Charts and diagrams as code
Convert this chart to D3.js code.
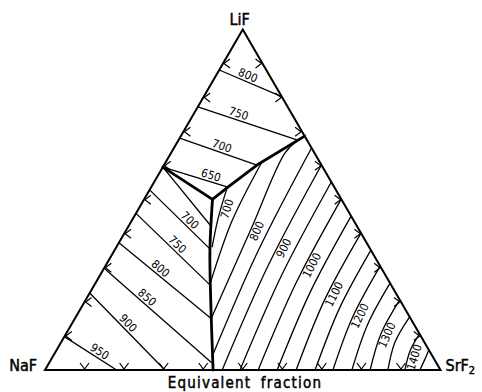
<!DOCTYPE html>
<html>
<head>
<meta charset="utf-8">
<script src="https://cdn.jsdelivr.net/npm/d3@7/dist/d3.min.js"></script>
<style>
  html, body { margin: 0; padding: 0; background: #fff; }
  svg { display: block; font-family: "DejaVu Sans Condensed", "DejaVu Sans", sans-serif; }
</style>
</head>
<body>
<svg id="chart" width="482" height="392"></svg>
<script>
// Ternary system NaF – LiF – SrF2, equivalent fractions.
// Every composition is written as [SrF2, LiF]; NaF is the remainder.
const vertexNames = ["NaF", "LiF", "SrF2"];
const tickFractions = [0.1, 0.2, 0.3, 0.4, 0.5, 0.6, 0.7, 0.8, 0.9];

// Boundary curves between the primary fields (meet at the ternary eutectic)
const boundaryNaFLiF  = [[0, 0.596], [0.173, 0.501]];
const boundaryLiFSrF2 = [[0.173, 0.501], [0.194, 0.537], [0.235, 0.602], [0.313, 0.687]];
const boundaryNaFSrF2 = [[0.173, 0.501], [0.241, 0.352], [0.316, 0.206], [0.425, 0]];

// Liquidus isotherms in the LiF field (°C)
const lifTemps  = [800, 750, 700, 650];
const lifLines  = [
  [[0, 0.881], [0.197, 0.803]],
  [[0, 0.773], [0.299, 0.676]],
  [[0, 0.681], [0.235, 0.602]],
  [[0, 0.596], [0.194, 0.537]]
];
const lifLabelAt = [0.42, 0.39, 0.52, 0.71];

// Liquidus isotherms in the NaF field (°C)
const nafTemps  = [650, 700, 750, 800, 850, 900, 950];
const nafLines  = [
  [[0, 0.596], [0.208, 0.423]],
  [[0, 0.529], [0.240, 0.355]],
  [[0, 0.460], [0.292, 0.250]],
  [[0, 0.374], [0.342, 0.153]],
  [[0, 0.299], [0.411, 0.021]],
  [[0, 0.226], [0.303, 0]],
  [[0, 0.098], [0.181, 0]]
];
const nafLabelAt = [null, 0.59, 0.50, 0.41, 0.36, 0.45, 0.61];

// Liquidus isotherms in the SrF2 field (°C)
const srfTemps  = [700, 750, 800, 850, 900, 950, 1000, 1050, 1100, 1150, 1200, 1250, 1300, 1350, 1400, 1450];
const srfLines  = [
  [[0.193, 0.535], [0.214, 0.449], [0.242, 0.361]],
  [[0.243, 0.611], [0.254, 0.438], [0.291, 0.253]],
  [[0.301, 0.673], [0.288, 0.637], [0.314, 0.414], [0.345, 0.147]],
  [[0.348, 0.652], [0.364, 0.350], [0.403, 0.038]],
  [[0.398, 0.602], [0.411, 0.306], [0.448, 0]],
  [[0.448, 0.552], [0.459, 0.281], [0.493, 0]],
  [[0.498, 0.502], [0.507, 0.256], [0.539, 0]],
  [[0.548, 0.452], [0.556, 0.231], [0.587, 0]],
  [[0.598, 0.402], [0.604, 0.206], [0.635, 0]],
  [[0.648, 0.352], [0.654, 0.181], [0.683, 0]],
  [[0.695, 0.305], [0.700, 0.157], [0.728, 0]],
  [[0.745, 0.255], [0.749, 0.133], [0.776, 0]],
  [[0.794, 0.206], [0.796, 0.108], [0.822, 0]],
  [[0.844, 0.156], [0.844, 0.082], [0.867, 0]],
  [[0.894, 0.106], [0.895, 0.056], [0.910, 0]],
  [[0.941, 0.059], [0.945, 0.029], [0.948, 0]]
];
const srfLabelAt = [0.33, null, 0.5, null, 0.40, null, 0.38, null, 0.44, null, 0.47, null, 0.49, null, 0.62, null];

const axisTitle = "Equivalent fraction";

// ---- scales: ternary (SrF2, LiF) -> screen ----
const svg = d3.select("#chart");
const xScale = d3.scaleLinear().domain([0, 1]).range([45, 440.5]);
const yScale = d3.scaleLinear().domain([0, 1]).range([370, 29.5]);
const px = d => xScale(d[0] + d[1] / 2);
const py = d => yScale(d[1]);

const straight = d3.line().x(px).y(py);
const smooth = d3.line().x(px).y(py).curve(d3.curveCatmullRom.alpha(0.5));

// ---- triangle frame ----
const corners = [[0, 0], [0, 1], [1, 0]];
svg.append("path")
  .attr("d", straight(corners) + "Z")
  .attr("fill", "none").attr("stroke", "#000")
  .attr("stroke-width", 2).attr("stroke-linejoin", "miter");

// ---- composition ticks (chevrons pointing at each edge) ----
const tickG = svg.append("g").attr("fill", "none").attr("stroke", "#000").attr("stroke-width", 1.2);
tickFractions.forEach(f => {
  const l = [0, f], r = [1 - f, f], b = [f, 0];
  tickG.append("path").attr("d", `M${px(l) + 7},${py(l) - 4.5}L${px(l) + 1},${py(l)}L${px(l) + 7},${py(l) + 4.5}`);
  tickG.append("path").attr("d", `M${px(r) - 7},${py(r) - 4.5}L${px(r) - 1},${py(r)}L${px(r) - 7},${py(r) + 4.5}`);
  tickG.append("path").attr("d", `M${px(b) - 4.5},${py(b) - 7}L${px(b)},${py(b) - 1}L${px(b) + 4.5},${py(b) - 7}`);
});

// ---- isotherms ----
const isoG = svg.append("g").attr("fill", "none").attr("stroke", "#000").attr("stroke-width", 1.3);
const labelG = svg.append("g");

// offset: distance of the label centre from its line, measured along the
// text's own vertical (negative = above the line)
function drawField(lines, temps, labelAt, gen, offset) {
  lines.forEach((pts, i) => {
    const path = isoG.append("path").attr("d", gen(pts));
    const t = labelAt[i];
    if (t == null) return;
    const node = path.node();
    const len = node.getTotalLength();
    const s = t * len;
    const p = node.getPointAtLength(s);
    const a = node.getPointAtLength(Math.max(0, s - 2));
    const b = node.getPointAtLength(Math.min(len, s + 2));
    let ang = Math.atan2(b.y - a.y, b.x - a.x) * 180 / Math.PI;
    if (ang > 90) ang -= 180;
    if (ang < -90) ang += 180;
    labelG.append("text")
      .attr("transform", `translate(${p.x},${p.y}) rotate(${ang})`)
      .attr("text-anchor", "middle")
      .attr("dominant-baseline", "central")
      .attr("y", offset)
      .attr("font-size", 11.5)
      .attr("fill", "#000")
      .text(temps[i]);
  });
}
drawField(lifLines, lifTemps, lifLabelAt, straight, -6.5);
drawField(nafLines, nafTemps, nafLabelAt, straight, -6.5);
drawField(srfLines, srfTemps, srfLabelAt, smooth, 6);

// ---- field boundaries ----
const bG = svg.append("g").attr("fill", "none").attr("stroke", "#000")
  .attr("stroke-width", 2.8).attr("stroke-linejoin", "round").attr("stroke-linecap", "round");
bG.append("path").attr("d", straight(boundaryNaFLiF));
bG.append("path").attr("d", straight(boundaryLiFSrF2));
bG.append("path").attr("d", smooth(boundaryNaFSrF2));

// ---- vertex names and axis title ----
const txtG = svg.append("g").attr("fill", "#000").attr("stroke", "#000")
  .attr("stroke-width", 0.45).attr("font-size", 16);
txtG.append("text").attr("x", px(corners[1]) - 3).attr("y", 25)
  .attr("text-anchor", "middle").text(vertexNames[1]);
txtG.append("text").attr("x", px(corners[0]) - 8).attr("y", 371)
  .attr("text-anchor", "end").text(vertexNames[0]);
const sr = txtG.append("text").attr("x", px(corners[2]) + 5).attr("y", 371);
sr.append("tspan").text(vertexNames[2].slice(0, 3));
sr.append("tspan").attr("font-size", 11).attr("dy", 3).text(vertexNames[2].slice(3));
txtG.append("text").attr("x", 245).attr("y", 388)
  .attr("text-anchor", "middle").attr("font-size", 15)
  .attr("letter-spacing", 1.2).attr("word-spacing", 4)
  .text(axisTitle);
</script>
</body>
</html>
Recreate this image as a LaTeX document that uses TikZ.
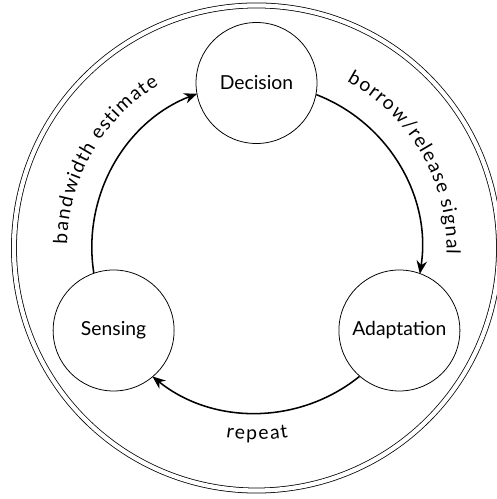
\documentclass[tikz,border=0pt]{standalone}
\usepackage{fontspec}
\setmainfont{Lato}
\usetikzlibrary{arrows.meta,decorations.text}

\begin{document}
\begin{tikzpicture}[
  stage/.style={draw,circle,minimum size=2.2cm,inner sep=0pt},
  flow/.style={thick,-{Stealth[length=2.4mm,width=1.9mm]}},
  along/.style={decorate,decoration={text along path,text align=center,raise=#1}}]
\useasboundingbox (-4.664,-4.564) rectangle (4.355,4.509);
% outer ring
\draw[double,double distance=2.2pt] (0,0) circle (4.41cm);
% the three stages sit on a circle of radius 3cm
\node[stage] (dec) at (90:3) {Decision};
\node[stage] (adapt) at (-30:3) {Adaptation};
\node[stage] (sense) at (210:3) {Sensing};
% arcs between the stages, with their labels on the outside
\draw[flow,postaction={along=0.45cm,decoration={text={bandwidth estimate}}}]
  (sense.109.44) arc[start angle=188.87,end angle=111.13,radius=3cm];
\draw[flow,postaction={along=0.45cm,decoration={text={borrow/release signal}}}]
  (dec.349.44) arc[start angle=68.87,end angle=-8.87,radius=3cm];
\draw[flow] (adapt.229.44) arc[start angle=308.87,end angle=231.13,radius=3cm];
\path[along=-0.49cm,decoration={text={repeat}}]
  (sense.-49.44) arc[start angle=231.13,end angle=308.87,radius=3cm];
\end{tikzpicture}
\end{document}
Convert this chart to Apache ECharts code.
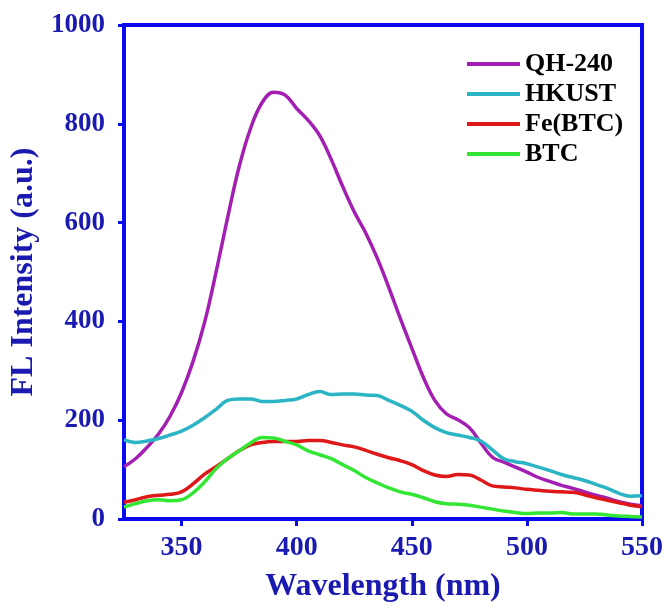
<!DOCTYPE html>
<html>
<head>
<meta charset="utf-8">
<script src="https://cdn.jsdelivr.net/npm/echarts@6/dist/echarts.min.js"></script>
<style>
  html, body { margin: 0; padding: 0; background: #fff; }
  #main { width: 669px; height: 610px; }
</style>
</head>
<body>
<div id="main"></div>
<script>
// wavelength (nm)
let wavelength = [325, 330, 335, 340, 345, 350, 355, 360, 365, 370, 375, 380, 385, 390, 395, 400,
  405, 410, 415, 420, 425, 430, 435, 440, 445, 450, 455, 460, 465, 470, 475, 480,
  485, 490, 495, 500, 505, 510, 515, 520, 525, 530, 535, 540, 545, 550]

let qh240 = [106, 122, 145, 172, 208, 256, 319, 398, 500, 610, 713, 791, 843, 864, 858, 831,
  807, 776, 728, 673, 622, 579, 528, 469, 406, 346, 287, 240, 213, 201, 185, 154,
  125, 115, 105, 95, 84, 76, 68, 62, 55, 48, 42, 35, 30, 27]

let hkust = [160, 155, 158, 163, 170, 178, 190, 205, 222, 240, 243, 243, 238, 238, 240, 243,
  252, 258, 252, 253, 253, 251, 250, 240, 230, 218, 200, 185, 175, 170, 165, 158,
  140, 122, 116, 112, 105, 98, 90, 84, 78, 70, 62, 52, 46, 47]

let feBtc = [34, 39, 45, 48, 50, 55, 71, 91, 106, 122, 138, 150, 155, 157, 157, 157,
  159, 159, 155, 150, 146, 139, 131, 124, 118, 110, 98, 89, 86, 90, 89, 79,
  67, 65, 63, 60, 58, 56, 55, 54, 49, 43, 38, 33, 28, 25]

let btc = [24, 31, 37, 39, 37, 39, 53, 75, 102, 122, 138, 154, 165, 164, 157, 150,
  138, 130, 122, 110, 98, 84, 73, 63, 55, 50, 43, 35, 31, 30, 28, 24,
  20, 16, 13, 11, 12, 12, 13, 10, 10, 10, 8, 6, 5, 4]

let xTicks = [350, 400, 450, 500, 550]

let axisBlue = '#0a0af0'
let labelBlue = '#1a1ab0'
let font = 'Liberation Serif'

function pairs(ys) {
  return wavelength.map((x, i) => [x, ys[i]])
}

function makeSeries(name, ys, color) {
  return {
    name: name,
    type: 'line',
    data: pairs(ys),
    symbol: 'none',
    smooth: 0.4,
    lineStyle: { color: color, width: 3.5 },
    itemStyle: { color: color }
  }
}

let chartDom = document.getElementById('main')
let myChart = echarts.init(chartDom)

let option = {
  animation: false,
  backgroundColor: '#fff',
  grid: {
    left: 124, right: 27, top: 25, bottom: 91,
    show: true,
    borderColor: axisBlue,
    borderWidth: 4
  },
  legend: {
    orient: 'vertical',
    left: 467,
    top: 51,
    padding: 0,
    icon: 'rect',
    itemWidth: 53,
    itemHeight: 4,
    itemGap: 4,
    textStyle: { color: '#000', fontFamily: font, fontWeight: 'bold', fontSize: 26, lineHeight: 25 },
    data: ['QH-240', 'HKUST', 'Fe(BTC)', 'BTC']
  },
  xAxis: {
    type: 'value',
    min: 325,
    max: 550,
    name: 'Wavelength (nm)',
    nameLocation: 'middle',
    nameGap: 52,
    nameTextStyle: { color: labelBlue, fontFamily: font, fontWeight: 'bold', fontSize: 32 },
    axisLine: { show: true, lineStyle: { color: axisBlue, width: 4 } },
    axisTick: { show: true, inside: false, length: 7, lineStyle: { color: axisBlue, width: 3 }, customValues: xTicks },
    axisLabel: { color: labelBlue, fontFamily: font, fontWeight: 'bold', fontSize: 28, margin: 15, customValues: xTicks },
    splitLine: { show: false }
  },
  yAxis: {
    type: 'value',
    min: 0,
    max: 1000,
    interval: 200,
    name: 'FL Intensity (a.u.)',
    nameLocation: 'middle',
    nameGap: 82,
    nameTextStyle: { color: labelBlue, fontFamily: font, fontWeight: 'bold', fontSize: 32 },
    axisLine: { show: true, lineStyle: { color: axisBlue, width: 4 } },
    axisTick: { show: true, inside: false, length: 6, lineStyle: { color: axisBlue, width: 3 } },
    axisLabel: { color: labelBlue, fontFamily: font, fontWeight: 'bold', fontSize: 27, margin: 19, formatter: v => String(v) },
    splitLine: { show: false }
  },
  series: [
    makeSeries('QH-240', qh240, '#a21fb2'),
    makeSeries('HKUST', hkust, '#2ab4c4'),
    makeSeries('Fe(BTC)', feBtc, '#de1818'),
    makeSeries('BTC', btc, '#34e634')
  ]
}

myChart.setOption(option)
</script>
</body>
</html>
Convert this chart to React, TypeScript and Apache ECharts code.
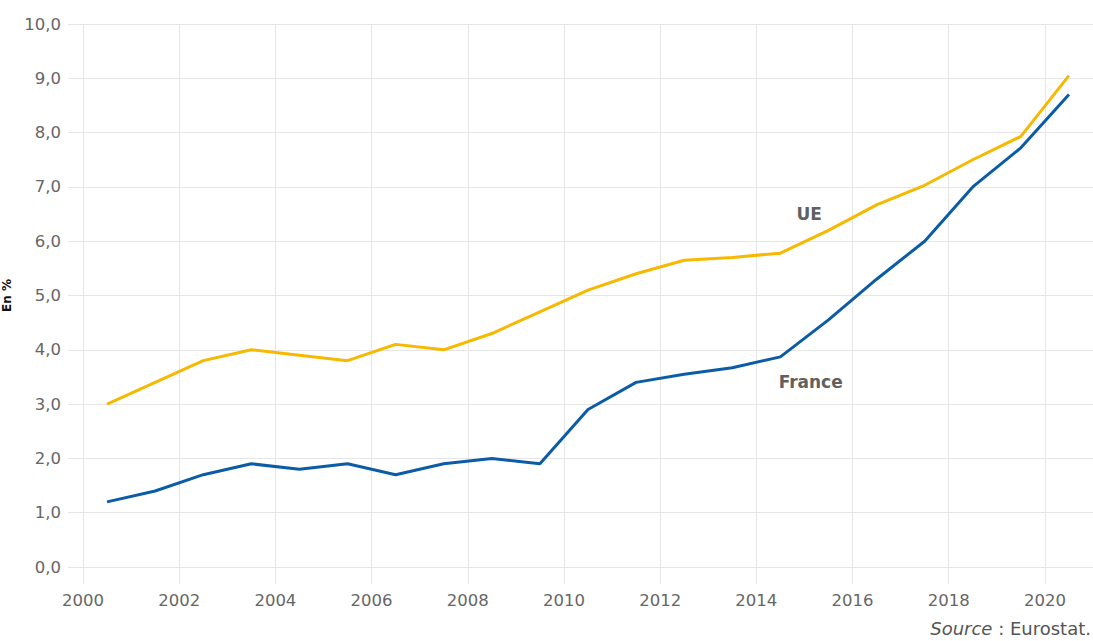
import React, { useEffect, useRef } from "react";
import * as echarts from "echarts";

const years = [2000.5, 2001.5, 2002.5, 2003.5, 2004.5, 2005.5, 2006.5, 2007.5, 2008.5, 2009.5, 2010.5, 2011.5, 2012.5, 2013.5, 2014.5, 2015.5, 2016.5, 2017.5, 2018.5, 2019.5, 2020.5];
const ueValues = [3.0, 3.4, 3.8, 4.0, 3.9, 3.8, 4.1, 4.0, 4.3, 4.7, 5.1, 5.4, 5.65, 5.7, 5.78, 6.2, 6.67, 7.03, 7.5, 7.93, 9.05];
const franceValues = [1.2, 1.4, 1.7, 1.9, 1.8, 1.9, 1.7, 1.9, 2.0, 1.9, 2.9, 3.4, 3.55, 3.67, 3.87, 4.55, 5.3, 6.0, 7.0, 7.72, 8.7];
const ueLabelPos = [2015.1, 6.51];
const franceLabelPos = [2015.13, 3.41];

const FONT = "'DejaVu Sans', sans-serif";
const GRID_COLOR = "#e6e6e6";

export default function App() {
  const ref = useRef<HTMLDivElement>(null);
  useEffect(() => {
    document.body.style.margin = "0";
    if (!ref.current) return;
    const chart = echarts.init(ref.current, null, { renderer: "svg" });
    const pairs = (vals: number[]) => years.map((y, i) => [y, vals[i]]);
    chart.setOption({
      animation: false,
      backgroundColor: "#ffffff",
      grid: { left: 83, right: 0, top: 24, bottom: 74, containLabel: false, outerBoundsMode: "none" },
      xAxis: {
        type: "value",
        min: 2000,
        max: 2021,
        interval: 2,
        axisLine: { show: true, lineStyle: { color: GRID_COLOR, width: 1 } },
        axisTick: { show: true, length: 17, lineStyle: { color: GRID_COLOR } },
        splitLine: { show: true, lineStyle: { color: GRID_COLOR, width: 1 } },
        axisLabel: {
          margin: 25,
          color: "#666",
          fontSize: 16.5,
          fontFamily: FONT,
          showMaxLabel: false,
          formatter: (v: number) => (Number.isInteger(v) && v % 2 === 0 ? String(v) : ""),
        },
      },
      yAxis: {
        type: "value",
        min: 0,
        max: 10,
        interval: 1,
        name: "En %",
        nameLocation: "middle",
        nameGap: 62,
        nameRotate: 90,
        nameTextStyle: { color: "#111", fontSize: 12, fontWeight: "bold", fontFamily: FONT },
        axisLine: { show: false },
        axisTick: { show: true, length: 15, lineStyle: { color: GRID_COLOR } },
        splitLine: { show: true, lineStyle: { color: GRID_COLOR, width: 1 } },
        axisLabel: {
          margin: 22,
          color: "#666",
          fontSize: 16.5,
          fontFamily: FONT,
          formatter: (v: number) => v.toFixed(1).replace(".", ","),
        },
      },
      series: [
        {
          name: "UE",
          type: "line",
          data: pairs(ueValues),
          symbol: "none",
          lineStyle: { color: "#F7B800", width: 3 },
          itemStyle: { color: "#F7B800" },
          markPoint: {
            symbol: "circle",
            symbolSize: 0,
            label: { show: true, formatter: "UE", color: "#606060", fontSize: 17, fontWeight: "bold", fontFamily: FONT, position: "inside" },
            data: [{ coord: ueLabelPos }],
          },
        },
        {
          name: "France",
          type: "line",
          data: pairs(franceValues),
          symbol: "none",
          lineStyle: { color: "#0B5CA6", width: 3 },
          itemStyle: { color: "#0B5CA6" },
          markPoint: {
            symbol: "circle",
            symbolSize: 0,
            label: { show: true, formatter: "France", color: "#606060", fontSize: 17, fontWeight: "bold", fontFamily: FONT, position: "inside" },
            data: [{ coord: franceLabelPos }],
          },
        },
      ],
      graphic: [
        {
          type: "text",
          right: 2,
          top: 619,
          style: {
            text: "{i|Source} : Eurostat.",
            fontSize: 18,
            fontFamily: FONT,
            fill: "#555",
            rich: {
              i: { fontStyle: "italic", fontSize: 18, fontFamily: FONT, fill: "#555" },
            },
          },
        },
      ],
    });
    return () => chart.dispose();
  }, []);
  return <div ref={ref} style={{ width: 1093, height: 641 }} />;
}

Set exercise
The lines from the start of the entries above through the one containing "0.7, 0.8, 0.9];" are to be retyped exactly, and no others. Pictures are left out.

Written response
Convert this chart to D3.js code.
<!DOCTYPE html>
<html>
<head>
<meta charset="utf-8">
<script src="https://cdn.jsdelivr.net/npm/d3@7/dist/d3.min.js"></script>
<style>
  html, body { margin: 0; padding: 0; background: #fff; }
  svg { display: block; font-family: "DejaVu Sans Condensed", "DejaVu Sans", sans-serif; }
</style>
</head>
<body>
<svg id="chart" width="482" height="392"></svg>
<script>
// Ternary system NaF – LiF – SrF2, equivalent fractions.
// Every composition is written as [SrF2, LiF]; NaF is the remainder.
const vertexNames = ["NaF", "LiF", "SrF2"];
const tickFractions = [0.1, 0.2, 0.3, 0.4, 0.5, 0.6, 0.7, 0.8, 0.9];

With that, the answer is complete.